In their presentation yesterday, Tom Milton, the initiative’s campaign manager and Paul Johnson, the committee’s chairman, focused on showing that the disqualified signatures belong to “qualified electors.”
They showed that many of those people were contacted individually and their signatures were verified. In other cases, the signatures were verified through the voter rolls and research.
In his ruling, Rea noted that some signatures were disqualified because of an invalid date: They did not contain month, date and year.
“However, the statute directs the recorder to disqualify a signature if ‘no date of signing is provided’,” Rea said. “From context and other clues, the Plaintiffs showed persuasively that the disqualified signatures were made on the appropriate dates.”
Earlier, advocates of the measure said the invalidated signatures included a 90-year-old woman whose signature was tossed out because the number 1 in her address looked like a 7, dozens of younger voters who didn’t list their apartment numbers with their addresses, and at least 16 people whose signatures were deemed to not match the signatures on file, but whom Johnson said verified to him personally that they signed the petition.
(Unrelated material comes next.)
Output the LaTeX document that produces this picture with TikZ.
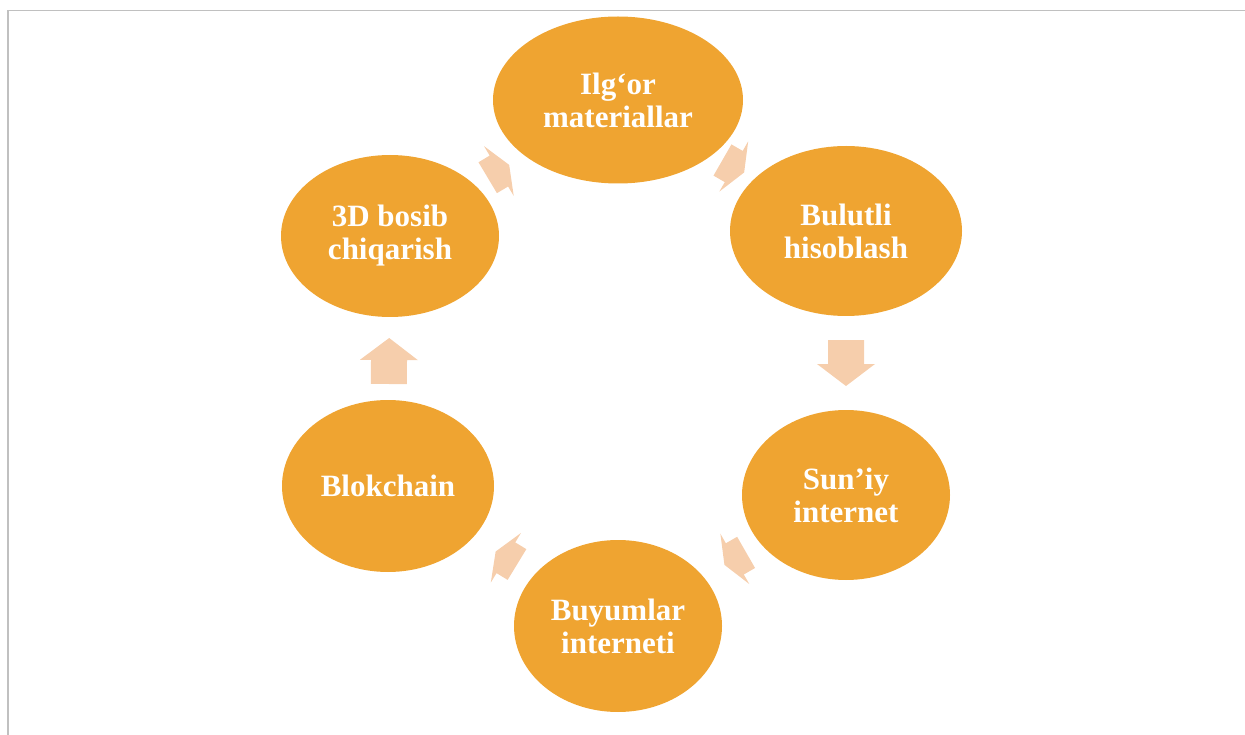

The committee also said it found voter registration records for 345 people whose signatures were tossed after the county determined that they weren’t registered to vote, 89 people improperly deemed to have invalid addresses, and 104 people whose signatures were scrapped because they accidentally listed the date as being in 2011 shortly after the New Year.
The judge’s ruling in this case also affected a separate lawsuit against the initiative that critics had filed. The second lawsuit sought to invalidate signatures that were gathered by individuals who allegedly have felony convictions, and by another person who didn’t sign the circulator affidavit.
Under Arizona laws, only qualified voters may collect signatures and felons whose civil rights haven’t been restored are not eligible to vote.
The judge concluded that two of the circulators do have felony convictions and the omission of a circulator’s signature is a “fundamental defect” that questions the validity of signatures.
Aaron Baer, a spokesman for Save Our Vote, said his group is appealing Rea’s ruling on the grounds that it did not get due process.
Baer said his group was not able to present all of its evidence in court. He noted that two felons were found to have circulated petitions, and said Save Our Vote would have gotten more signatures rejected if it had been able to present more evidence.
“The evidence that we were able to present was shown to be credible, and we had similar evidence to that, especially on the felons’ aspect and an entirely other field that we didn’t have time to present,” Baer said. “We should get more time. We deserve more time to present.”
These fatal flaws eliminated more than 2,000 signatures.
But Rea said since the initiative’s backers have proven in the companion lawsuit that they exceeded the number of required signatures by more than 6,000, invalidating 2,000 still means enough signatures were gathered to put the measure on the ballot.
The initiative needed 259,213 valid signatures qualify.
Based on the counties’ check of a 5 percent sample, the Secretary of State’s Office earlier determined the measure had only 249,068 valid signatures.
The campaign had submitted 358,629 signatures that were eligible for verification.
The Secretary of State’s Office forwarded 17,932 – a 5 percent sample – to the counties for verification.
The initiative needed 4,970 or fewer signatures from the sample to be invalidated to qualify for the ballot, but the counties nixed 5,291.
Joe Yuhas, a consultant for the campaign, said the shortened timeframe election officials had to validate the signatures led to the errors. He said election officials faced a time crunch in which they had to check three citizens’ initiatives in just 20 days, and that the Open Elections/Open Government Act was checked last.
Jeremy Duda contributed to this story.